• **RAW DATA**:

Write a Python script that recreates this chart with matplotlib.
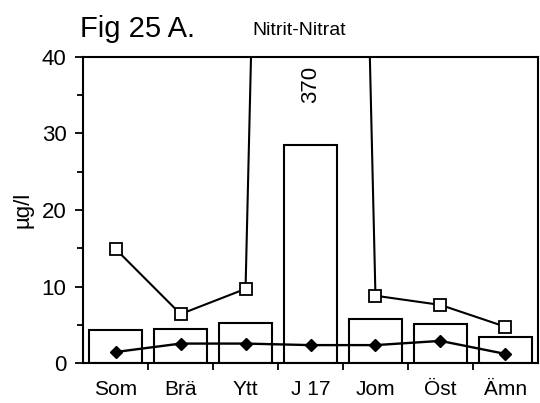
import numpy as np
import matplotlib.pyplot as plt
from matplotlib.ticker import MultipleLocator, FixedLocator

plt.rcParams['font.family'] = ['Liberation Sans', 'DejaVu Sans']

# --- Data ---
stations = ['Som', 'Brä', 'Ytt', 'J 17', 'Jom', 'Öst', 'Ämn']
mean_vals = [4.3, 4.4, 5.2, 28.5, 5.75, 5.1, 3.4]     # bars
max_vals = [14.9, 6.4, 9.7, 370, 8.8, 7.6, 4.75]      # open squares
min_vals = [1.45, 2.55, 2.55, 2.35, 2.35, 2.9, 1.2]   # filled diamonds

x = np.arange(len(stations))

fig = plt.figure(figsize=(5.4, 4.03), dpi=100)
ax = fig.add_axes([0.154, 0.099, 0.842, 0.760])

ax.bar(x, mean_vals, width=0.82, facecolor='white', edgecolor='black', linewidth=1.5, zorder=1)
ax.plot(x, max_vals, color='black', lw=1.5, marker='s', markersize=8,
        markerfacecolor='white', markeredgecolor='black', markeredgewidth=1.3, zorder=3)
ax.plot(x, min_vals, color='black', lw=1.7, marker='D', markersize=6.5,
        markerfacecolor='black', zorder=3)

# value of the max point that goes off the scale
ax.text(x[3], 38.8, '370', rotation=90, ha='center', va='top', fontsize=16)

ax.set_xlim(-0.5, len(stations) - 0.5)
ax.set_ylim(0, 40)

ax.set_xticks(x)
ax.set_xticklabels(stations, fontsize=15)
ax.xaxis.set_minor_locator(FixedLocator(x[:-1] + 0.5))
ax.tick_params(axis='x', which='major', length=0, pad=12)
ax.tick_params(axis='x', which='minor', direction='out', length=5, width=1.3)

ax.yaxis.set_major_locator(MultipleLocator(10))
ax.yaxis.set_minor_locator(MultipleLocator(5))
ax.tick_params(axis='y', which='major', direction='out', length=6, width=1.3, labelsize=16, pad=6)
ax.tick_params(axis='y', which='minor', direction='out', length=4, width=1.3)

for sp in ax.spines.values():
    sp.set_linewidth(1.5)

ax.set_ylabel('µg/l', fontsize=16, labelpad=6)

fig.text(0.148, 0.928, 'Fig 25 A.', fontsize=21, ha='left', va='center')
fig.text(0.468, 0.924, 'Nitrit-Nitrat', fontsize=14, ha='left', va='center')

plt.savefig('out.png', dpi=100)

• **WORK TO BE COMPLETED**:
Of all the lines in the listing above, how many contain the word "that"? Answer with the number alone.

• **RESULT FOR THIS TASK**:
2